Platform Planet: Development in the Intelligence Economy

2019 
Among the key global debates today, the governance of digital platforms has garnered widespread policy attention. As buoyant discourses celebrating innovation, opportunity and disruption jostle in equal measure with concerns about the rise and rise of digital monopolies, lawmakers and citizens are taking note of the escalating consequences of a no-holds barred ‘platformization’. As network-data architectures, platforms orchestrate the production and exchange of products and services by optimizing relationships among a network of actors, thereby transforming economic activity. Concerns about the platform economy extend to the adverse terms of market engagement for smaller players – workers, small producers and enterprises, developing nations – and the real world outcomes for local development.

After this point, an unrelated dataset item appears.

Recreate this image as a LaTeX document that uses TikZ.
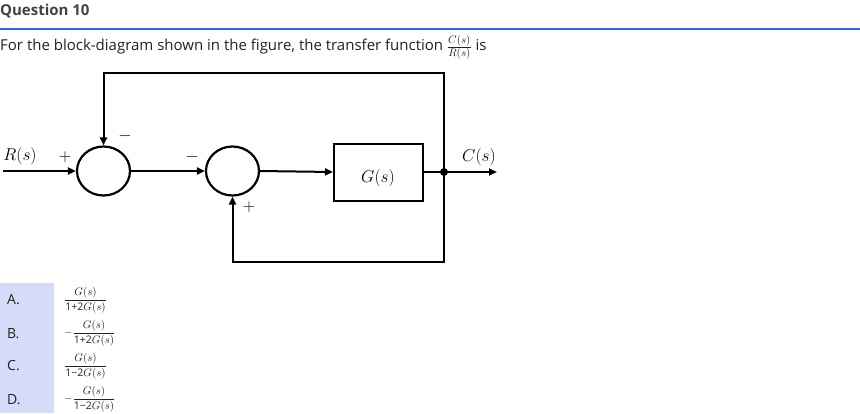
\documentclass[tikz,border=0pt]{standalone}
\usepackage{fontspec}
\setmainfont{Open Sans}
\usepackage{amsmath}
\usetikzlibrary{arrows.meta, positioning, shapes.geometric}
\definecolor{qblue}{RGB}{26,111,219}
\definecolor{optbg}{RGB}{213,219,248}
\definecolor{qtext}{RGB}{34,34,34}
\tikzset{
  sig/.style={-{Triangle[length=8pt, width=7pt]}, line width=2pt},
  sumj/.style={ellipse, draw, line width=2.2pt, minimum width=53pt,
               minimum height=49pt, inner sep=0pt},
  block/.style={draw, line width=2pt, minimum width=89pt,
                minimum height=57pt, inner sep=0pt},
  sgn/.style={font=\fontsize{16}{16}\selectfont, inner sep=0pt},
  lbl/.style={font=\fontsize{16}{16}\selectfont, inner sep=0pt},
  opt/.style={font=\fontsize{14}{14}\selectfont, text=qtext, inner sep=0pt},
  frc/.style={font=\fontsize{10.5}{10.5}\selectfont, text=qtext, inner sep=0pt,
              anchor=west},
}

\begin{document}
\begin{tikzpicture}[x=1pt, y=-1pt]
    \useasboundingbox (0,0) rectangle (860,413);

    % ─── Heading and question ─────────────────────────────────────────
    \node[anchor=west, inner sep=0pt, text=qtext!85!white,
          font=\fontsize{15}{15}\selectfont\bfseries] (title) at (0,11) {Question 10};
    \coordinate (rl) at (0,29);
    \coordinate (rr) at (860,29);
    \draw[qblue, line width=1.2pt] (rl) -- (rr);
    \node[anchor=west, inner sep=0pt, text=qtext,
          font=\fontsize{15}{15}\selectfont] (qline) at (0,47)
      {For the block-diagram shown in the figure, the transfer function $\frac{C(s)}{R(s)}$ is};

    % ─── Block diagram ────────────────────────────────────────────────
    \node[sumj] (s1) at (103.5,171) {};
    \node[sumj] (s2) at (232.5,171) {};
    \node[block] (g) at (378.5,172) {};
    \node[lbl] (glab) at (378,178) {$G(s)$};

    \coordinate (in)  at (3,171);
    \coordinate (br)  at (444,172);
    \coordinate (out) at (497,172);
    \coordinate (tr)  at (444,73);
    \coordinate (bt)  at (444,262);

    \draw[sig] (in) -- (s1.west);
    \draw[sig] (s1.east) -- (s2.west);
    \draw[sig] (s2.east) -- (g.west);
    \draw[sig] (g.east) -- (out);
    \fill (br) circle (4pt);

    % outer and inner feedback paths
    \draw[sig] (br) -- (tr) -| (s1.north);
    \draw[sig] (br) -- (bt) -| (s2.south);

    % signs and signal names
    \node[lbl] (rs) at (20,156) {$R(s)$};
    \node[lbl] (cs) at (479,157) {$C(s)$};
    \node[sgn] (p1) at (65,157) {$+$};
    \node[sgn] (m1) at (125,136) {$-$};
    \node[sgn] (m2) at (192,157) {$-$};
    \node[sgn] (p2) at (249,207) {$+$};

    % ─── Answer options ───────────────────────────────────────────────
    \fill[optbg] (0,283) rectangle (54,413);
    \node[opt, anchor=west] (oa) at (7,300) {A.};
    \node[opt, anchor=west] (ob) at (7,334) {B.};
    \node[opt, anchor=west] (oc) at (7,366) {C.};
    \node[opt, anchor=west] (od) at (7,400) {D.};

    \node[frc] (fa) at (64,300) {$\dfrac{G(s)}{\text{1+2}G(s)}$};
    \node[frc] (fb) at (64,333) {$-\dfrac{G(s)}{\text{1+2}G(s)}$};
    \node[frc] (fc) at (64,366) {$\dfrac{G(s)}{\text{1−2}G(s)}$};
    \node[frc] (fd) at (64,399) {$-\dfrac{G(s)}{\text{1−2}G(s)}$};

\end{tikzpicture}
\end{document}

Regulatory deficits present an equally important challenge, as institutions struggle to respond to the public policy-making imperative in relation to the platform economy. IT for Change’s research project, ‘Policy Frameworks for Digital Platforms – Moving from Openness to Inclusion’ (2017 to 2019), unpacked the platformization phenomenon, focusing on the necessary institutional-legal arrangements for a future economy that furthers development justice. The project addressed two key questions: What are the social-relational architectures of the platform economy? What legal-institutional approaches can be used to future-proof the platform economy from inequality, injustice and exclusion?